▸ **TASK OBJECTIVE**:
Your reply should be a single number: how many lines contain the string "that".

++++++

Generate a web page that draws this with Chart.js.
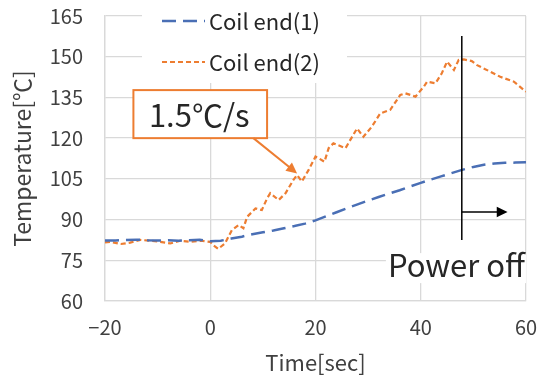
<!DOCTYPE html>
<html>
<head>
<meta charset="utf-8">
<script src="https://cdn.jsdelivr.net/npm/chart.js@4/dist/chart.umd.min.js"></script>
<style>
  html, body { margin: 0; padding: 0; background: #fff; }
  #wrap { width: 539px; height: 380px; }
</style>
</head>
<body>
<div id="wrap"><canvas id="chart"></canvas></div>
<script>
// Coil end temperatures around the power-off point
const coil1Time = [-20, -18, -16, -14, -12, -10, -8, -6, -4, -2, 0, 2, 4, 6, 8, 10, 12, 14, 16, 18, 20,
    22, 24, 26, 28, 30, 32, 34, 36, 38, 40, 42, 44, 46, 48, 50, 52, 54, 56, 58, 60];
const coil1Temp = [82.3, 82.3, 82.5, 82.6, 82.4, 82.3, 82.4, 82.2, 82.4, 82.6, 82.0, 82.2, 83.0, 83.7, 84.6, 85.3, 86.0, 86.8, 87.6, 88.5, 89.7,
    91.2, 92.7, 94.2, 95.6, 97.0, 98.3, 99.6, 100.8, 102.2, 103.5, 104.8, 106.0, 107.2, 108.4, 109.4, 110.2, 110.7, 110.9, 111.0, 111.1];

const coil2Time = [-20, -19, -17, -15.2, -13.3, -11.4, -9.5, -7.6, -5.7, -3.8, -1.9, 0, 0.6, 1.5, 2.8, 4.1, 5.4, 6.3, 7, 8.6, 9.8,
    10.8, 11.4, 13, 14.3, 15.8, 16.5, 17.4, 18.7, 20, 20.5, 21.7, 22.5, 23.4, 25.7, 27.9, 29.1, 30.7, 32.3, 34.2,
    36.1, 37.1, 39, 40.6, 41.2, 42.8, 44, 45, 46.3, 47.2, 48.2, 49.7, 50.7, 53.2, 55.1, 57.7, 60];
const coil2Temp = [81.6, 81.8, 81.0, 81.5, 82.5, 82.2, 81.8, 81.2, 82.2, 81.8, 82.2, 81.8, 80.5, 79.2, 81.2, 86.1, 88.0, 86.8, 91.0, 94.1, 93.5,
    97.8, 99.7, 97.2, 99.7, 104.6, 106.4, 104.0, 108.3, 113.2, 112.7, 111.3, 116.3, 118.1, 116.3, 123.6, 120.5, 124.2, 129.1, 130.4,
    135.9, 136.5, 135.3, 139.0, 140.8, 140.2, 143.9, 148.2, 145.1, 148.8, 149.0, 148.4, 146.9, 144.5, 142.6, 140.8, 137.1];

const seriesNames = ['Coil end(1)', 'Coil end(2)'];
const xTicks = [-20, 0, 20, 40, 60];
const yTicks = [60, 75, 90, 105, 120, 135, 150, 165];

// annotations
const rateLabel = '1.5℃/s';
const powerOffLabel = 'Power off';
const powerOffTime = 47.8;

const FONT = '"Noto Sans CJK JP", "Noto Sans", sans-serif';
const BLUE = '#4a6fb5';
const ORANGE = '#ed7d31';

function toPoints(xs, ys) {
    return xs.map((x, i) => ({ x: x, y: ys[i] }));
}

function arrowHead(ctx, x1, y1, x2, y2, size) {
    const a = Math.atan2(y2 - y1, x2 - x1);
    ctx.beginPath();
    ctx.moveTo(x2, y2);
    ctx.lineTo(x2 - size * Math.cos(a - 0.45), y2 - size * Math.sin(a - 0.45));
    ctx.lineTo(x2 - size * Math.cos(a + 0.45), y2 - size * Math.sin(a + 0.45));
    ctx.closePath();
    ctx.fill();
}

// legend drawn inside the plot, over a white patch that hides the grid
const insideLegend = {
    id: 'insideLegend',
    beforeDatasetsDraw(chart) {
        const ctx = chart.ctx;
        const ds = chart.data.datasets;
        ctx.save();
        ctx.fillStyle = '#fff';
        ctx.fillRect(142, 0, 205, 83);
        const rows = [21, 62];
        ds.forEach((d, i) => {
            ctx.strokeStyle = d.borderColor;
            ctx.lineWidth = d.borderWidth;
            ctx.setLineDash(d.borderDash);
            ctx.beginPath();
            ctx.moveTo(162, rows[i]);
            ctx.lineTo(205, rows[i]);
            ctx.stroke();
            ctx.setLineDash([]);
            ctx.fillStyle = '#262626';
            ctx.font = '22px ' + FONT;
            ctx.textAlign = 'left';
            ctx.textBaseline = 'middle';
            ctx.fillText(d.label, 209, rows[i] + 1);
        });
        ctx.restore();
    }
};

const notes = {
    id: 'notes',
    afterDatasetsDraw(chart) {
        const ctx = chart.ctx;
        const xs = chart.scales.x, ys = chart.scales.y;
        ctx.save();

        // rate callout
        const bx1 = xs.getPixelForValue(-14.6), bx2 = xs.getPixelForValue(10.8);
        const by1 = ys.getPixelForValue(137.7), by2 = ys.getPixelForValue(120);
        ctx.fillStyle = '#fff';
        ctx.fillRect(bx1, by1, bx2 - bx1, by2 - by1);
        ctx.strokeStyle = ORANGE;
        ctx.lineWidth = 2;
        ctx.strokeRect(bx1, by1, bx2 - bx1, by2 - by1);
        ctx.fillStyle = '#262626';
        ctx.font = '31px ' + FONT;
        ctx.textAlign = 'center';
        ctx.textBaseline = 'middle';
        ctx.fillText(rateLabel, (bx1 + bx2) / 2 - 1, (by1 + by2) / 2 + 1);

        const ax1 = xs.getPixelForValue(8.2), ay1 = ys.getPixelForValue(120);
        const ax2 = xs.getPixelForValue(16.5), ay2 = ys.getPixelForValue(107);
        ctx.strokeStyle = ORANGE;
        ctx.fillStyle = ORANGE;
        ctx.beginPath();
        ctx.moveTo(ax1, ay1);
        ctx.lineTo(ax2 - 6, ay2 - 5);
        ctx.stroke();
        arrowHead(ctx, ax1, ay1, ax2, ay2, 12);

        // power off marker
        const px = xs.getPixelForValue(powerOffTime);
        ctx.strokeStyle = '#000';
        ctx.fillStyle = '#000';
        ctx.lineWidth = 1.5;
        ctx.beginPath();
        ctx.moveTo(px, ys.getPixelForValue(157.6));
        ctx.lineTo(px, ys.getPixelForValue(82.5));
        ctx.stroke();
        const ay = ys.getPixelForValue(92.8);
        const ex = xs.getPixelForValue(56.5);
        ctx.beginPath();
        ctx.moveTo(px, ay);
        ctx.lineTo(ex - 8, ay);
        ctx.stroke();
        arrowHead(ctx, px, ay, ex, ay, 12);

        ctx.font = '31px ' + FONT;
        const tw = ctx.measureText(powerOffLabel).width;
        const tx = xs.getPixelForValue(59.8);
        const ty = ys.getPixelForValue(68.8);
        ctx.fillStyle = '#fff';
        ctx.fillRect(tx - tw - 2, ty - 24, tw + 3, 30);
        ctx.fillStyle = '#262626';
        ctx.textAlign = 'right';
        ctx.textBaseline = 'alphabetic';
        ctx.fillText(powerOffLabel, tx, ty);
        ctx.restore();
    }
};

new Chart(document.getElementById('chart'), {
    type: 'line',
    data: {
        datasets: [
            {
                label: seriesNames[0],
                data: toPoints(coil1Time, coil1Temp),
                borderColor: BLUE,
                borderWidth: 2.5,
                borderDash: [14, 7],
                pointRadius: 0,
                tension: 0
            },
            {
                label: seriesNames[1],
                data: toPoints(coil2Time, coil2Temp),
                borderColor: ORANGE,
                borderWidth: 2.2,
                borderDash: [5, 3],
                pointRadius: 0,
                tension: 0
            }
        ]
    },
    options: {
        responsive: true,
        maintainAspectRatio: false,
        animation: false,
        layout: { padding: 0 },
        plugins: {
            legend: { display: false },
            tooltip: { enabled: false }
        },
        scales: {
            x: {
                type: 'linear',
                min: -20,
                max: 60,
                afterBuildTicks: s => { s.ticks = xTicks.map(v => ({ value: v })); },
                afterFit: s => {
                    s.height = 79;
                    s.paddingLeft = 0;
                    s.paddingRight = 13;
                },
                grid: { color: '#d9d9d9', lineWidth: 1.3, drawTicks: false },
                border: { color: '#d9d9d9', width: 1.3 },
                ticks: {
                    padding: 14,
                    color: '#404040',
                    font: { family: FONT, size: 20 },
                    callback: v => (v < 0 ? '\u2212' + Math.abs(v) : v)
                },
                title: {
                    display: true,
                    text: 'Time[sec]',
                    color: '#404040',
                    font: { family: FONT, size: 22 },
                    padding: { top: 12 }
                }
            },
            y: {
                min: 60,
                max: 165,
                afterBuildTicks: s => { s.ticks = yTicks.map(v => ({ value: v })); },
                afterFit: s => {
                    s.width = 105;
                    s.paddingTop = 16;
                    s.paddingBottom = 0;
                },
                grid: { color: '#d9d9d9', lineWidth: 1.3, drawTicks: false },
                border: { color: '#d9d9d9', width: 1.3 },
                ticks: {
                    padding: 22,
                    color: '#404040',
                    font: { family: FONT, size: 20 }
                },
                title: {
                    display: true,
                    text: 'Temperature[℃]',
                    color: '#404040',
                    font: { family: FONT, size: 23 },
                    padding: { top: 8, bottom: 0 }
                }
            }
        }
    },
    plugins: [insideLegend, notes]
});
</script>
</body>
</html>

++++++

▸ **EXERCISE OUTPUT**:
2